Kroger’s automation strategy has relied heavily on large Ocado customer fulfillment centers (CFCs) — high-capex facilities optimized for batch picking, not rapid, flexible, store-driven delivery.

The model struggled to translate in the U.S. market:

  • Slow ramp-up

  • Geographic limitations

  • High operating costs

  • Long delivery distances from CFCs to customers

This lack of hyperlocal flexibility is the exact opposite of Walmart’s network, where thousands of stores now operate as mini-fulfillment hubs.

Kroger is now closing multiple Ocado facilities and pivoting its strategy — a sign that achieving Walmart-level speed requires a different operational foundation.

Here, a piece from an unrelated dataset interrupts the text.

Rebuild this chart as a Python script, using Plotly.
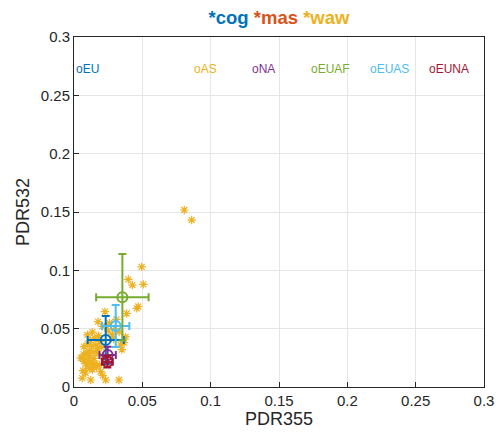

Automation Is the Quiet Engine Behind Walmart’s Confidence

Walmart’s ability to test dynamic delivery windows comes from something simple but difficult to replicate: a deeply automated, highly distributed supply chain.

Recent company disclosures highlight:

  • Autonomous forklifts from Fox Robotics

  • High-density storage systems from Knapp

  • Sensor-driven inventory accuracy from Wiliot

  • Next-generation automated fulfilment centers that are twice as productive as legacy facilities

Automation now touches nearly every part of Walmart’s logistics ecosystem, improving throughput, cost structure, and consistency.

Those factors matter — because AI prediction isn’t useful without reliable operational execution behind it.

What This Means for the Future of Retail Delivery

Walmart’s test represents a turning point for consumer expectations. Just as ride-hailing normalized real-time ETAs, Walmart is pushing retail toward a world where delivery windows are precise, not approximate.

Retailers that rely on slower manual processes or siloed automation systems will find it increasingly difficult to compete. Target, Kroger, and others will need to rethink how flexible — and how automated — their supply chains truly are.

In the coming year, we can expect:

  • More retailers experimenting with AI-powered ETA engines

  • Increased automation investments as companies try to match Walmart’s speed

  • A shift toward store-based fulfilment as the default model for grocery and general merchandise

  • Pressure on legacy automation systems (like CFCs) that prioritize batching over responsiveness

Walmart isn’t just testing technology — it’s signaling where the next phase of e-commerce competition will be fought: real-time delivery confidence.